Is The Next Version of Android Called Licorice?

The claim follows several postings by the designer responsible for Android statues.


By Michael Moore

The next version of Google's Android software is set to be named "Licorice," according a series of hints published on social media by a senior figure at the company.

Eagle-eyed industry observers spotted that Giovanni Calabrese had seemingly revealed the name through a number of posts on his Google+ account, which appear to confirm the new product name.

In one post, Calabrese, who is part of the team responsible for the sculptures outside Google's Mountain View HQ representing all the different flavors of Android, said: "I never had a great liking for Licorice, but damn! There are some great flavors out there!!!"

This was followed up by a later post sent during his journey to Google, where the new sculpture will be unveiled this week, which said: "What's with all the boxes of licorice'? #thingstheTSAsays #googlebound #googlelawnsculptures," seemingly stating that the Transportation Safety Administration had quizzed him about the sweets in his luggage.

Super Sweet

Many people had expected the newest version of Android to be called Lollipop, especially since the company sent out a picture of a birthday cake adorned with lollipops to celebrate its 16th birthday—although these were accompanied by a strand of licorice.

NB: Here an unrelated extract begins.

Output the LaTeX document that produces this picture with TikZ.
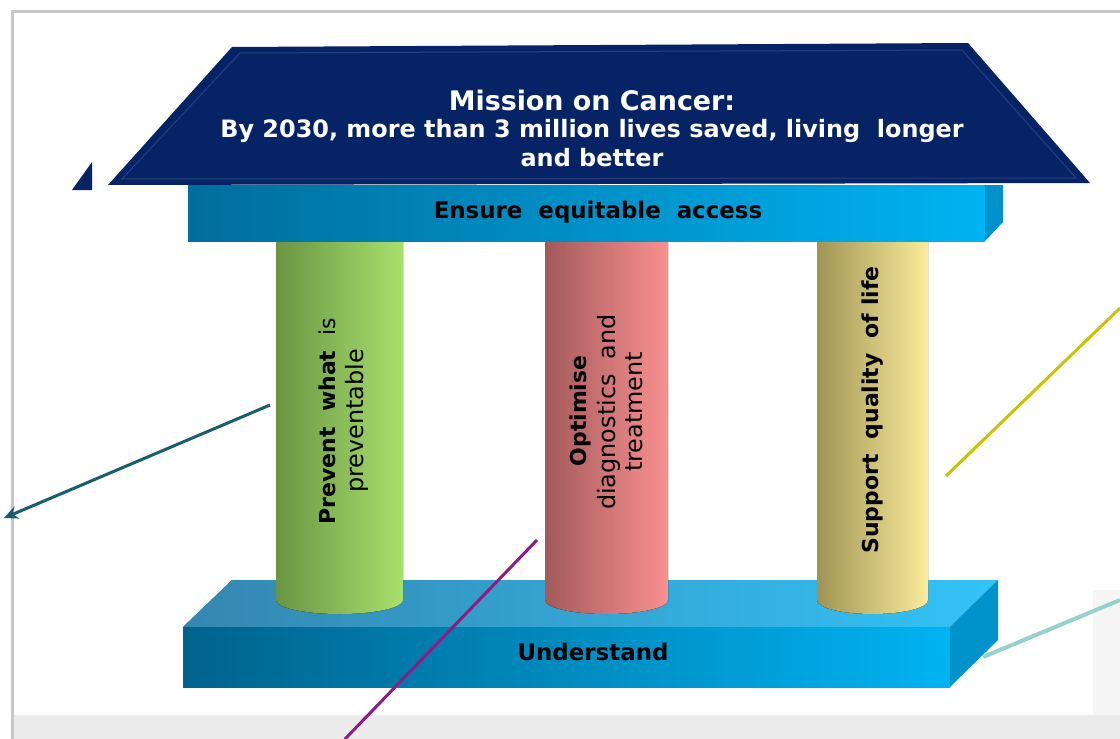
\documentclass[tikz,border=0pt]{standalone}
\usepackage{fontspec}
\setmainfont{DejaVu Sans}
\usepackage{tikz}
\usetikzlibrary{arrows.meta}

\definecolor{roofblue}{HTML}{062366}
\definecolor{roofline}{HTML}{23407F}
\definecolor{barleft}{HTML}{006E9C}
\definecolor{barright}{HTML}{00B3F2}
\definecolor{barside}{HTML}{0092CA}
\definecolor{topleft}{HTML}{3587B0}
\definecolor{topright}{HTML}{33C3F7}
\definecolor{greenleft}{HTML}{6A9543}
\definecolor{greenright}{HTML}{A8E06C}
\definecolor{pinkleft}{HTML}{A35A5A}
\definecolor{pinkright}{HTML}{FA9090}
\definecolor{yellowleft}{HTML}{A09455}
\definecolor{yellowright}{HTML}{FAEC9A}
\definecolor{tealarrow}{HTML}{185E6E}
\definecolor{purpleline}{HTML}{8E1C86}
\definecolor{oliveline}{HTML}{CCC300}
\definecolor{mintline}{HTML}{96D2CC}

\tikzset{
  pillartext/.style={rotate=90, align=center, font=\fontsize{24}{27}\selectfont, text=black},
  pillarbold/.style={rotate=90, font=\fontsize{22}{29}\selectfont\bfseries, text=black},
  bartext/.style={font=\fontsize{23}{27}\selectfont\bfseries, text=black},
  rooftext/.style={text=white, font=\fontsize{24}{27}\selectfont\bfseries},
  link/.style={line width=3bp}
}

\begin{document}
\begin{tikzpicture}[x=1bp,y=-1bp]
                \tikzstyle{every node}+=[inner sep=0pt]
                \useasboundingbox (0,0) rectangle (1120,739);
                \fill [white] (0,0) rectangle (1120,739);
                \fill [black!8] (14,715) rectangle (1120,739);
                \draw [black!22, line width=3bp] (12,739) -- (12,12) -- (1120,12);
                \fill [black!4] (1093,590) rectangle (1120,715);
                \fill [topleft, left color=topleft, right color=topright] (183,627) -- (232,580) -- (998,580) -- (950,627) -- cycle;
                \fill [left color=barleft!90!black, right color=barright] (183,627) rectangle (950,687);
                \fill [barside] (950,627) -- (998,580) -- (998,640) -- (950,687) -- cycle;
                \node [bartext] (understand) at (593,652) {Understand};
                \fill [left color=greenleft, right color=greenright] (276,230) -- (276,600) arc [start angle=180, end angle=0, x radius=63.5, y radius=14] -- (403,230) -- cycle;
                \fill [left color=pinkleft, right color=pinkright] (545,230) -- (545,600) arc [start angle=180, end angle=0, x radius=61.5, y radius=14] -- (668,230) -- cycle;
                \fill [left color=yellowleft, right color=yellowright] (817,230) -- (817,600) arc [start angle=180, end angle=0, x radius=55.5, y radius=14] -- (928,230) -- cycle;
                \node [pillarbold] (prevent) at (327,421) {Prevent\ \ what\ \ \mdseries is};
                \node [pillartext] (preventable) at (357,421) {preventable};
                \node [pillarbold] (optimise) at (580,411) {Optimise};
                \node [pillartext] (diagnostics) at (620,412) {diagnostics\ \ and\\treatment};
                \node [pillarbold] (support) at (873,410) {Support\ \ quality\ \ of\ life};
                \fill [left color=barleft, right color=barright] (188,185) rectangle (985,241);
                \fill [barside] (985,185) -- (1003,185) -- (1003,222) -- (985,241) -- cycle;
                \node [bartext] (access) at (598,212) {Ensure\ \ equitable\ \ access};
                \fill [roofblue] (72,190) -- (92,162) -- (92,190) -- cycle;
                \fill [roofblue] (232,47) -- (968,43) -- (1090,183) -- (108,185) -- cycle;
                \draw [roofline, line width=1bp] (240,53) -- (962,50) -- (1076,178) -- (122,179) -- cycle;
                \node [rooftext, font=\fontsize{27}{30}\selectfont\bfseries] (mission) at (592,100) {Mission on Cancer:};
                \node [rooftext] (goal) at (592,131) {By 2030, more than 3 million lives\ saved, living\ \ longer};
                \node [rooftext] (better) at (592,158) {and better};
                \coordinate (preventtip) at (270,405);
                \coordinate (preventend) at (4,518);
                \coordinate (optimisetip) at (537,540);
                \coordinate (optimiseend) at (345,739);
                \coordinate (supporttip) at (946,476);
                \coordinate (supportend) at (1120,308);
                \coordinate (understandtip) at (983,657);
                \coordinate (understandend) at (1120,600);
                \draw [tealarrow, link, -{Stealth[length=14bp, width=13bp]}] (preventtip) -- (preventend);
                \draw [purpleline, link] (optimisetip) -- (optimiseend);
                \draw [oliveline, link] (supporttip) -- (supportend);
                \draw [mintline, link, line width=4bp] (understandtip) -- (understandend);
\end{tikzpicture}
\end{document}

Licorice would continue Google's policy of naming its OS products after sweet desserts and snacks, a trend which started with the release of Android 1.5 Cupcake back in April 2009, and continued through Donut, Éclair, Froyo, Gingerbread, Honeycomb, Ice Cream Sandwich, Jelly Bean and, most recently, KitKat.

Several rumored details have emerged surrounding the hotly anticipated software, including that it will offer data encryption by default as a response to consumer worries about government snooping.

According to recent data from Kantar Worldpanel, Android remains the most popular smartphone operating system in the UK and Europe, being present on 75.1 percent of all smartphones sold in Europe's five biggest markets (Italy, Spain, Germany, France and the UK). This placed it ahead of iOS, whose share fell from 16.1 percent to 14.5 percent, and Windows Phone, which increased from 7.6 percent to 8.5 percent.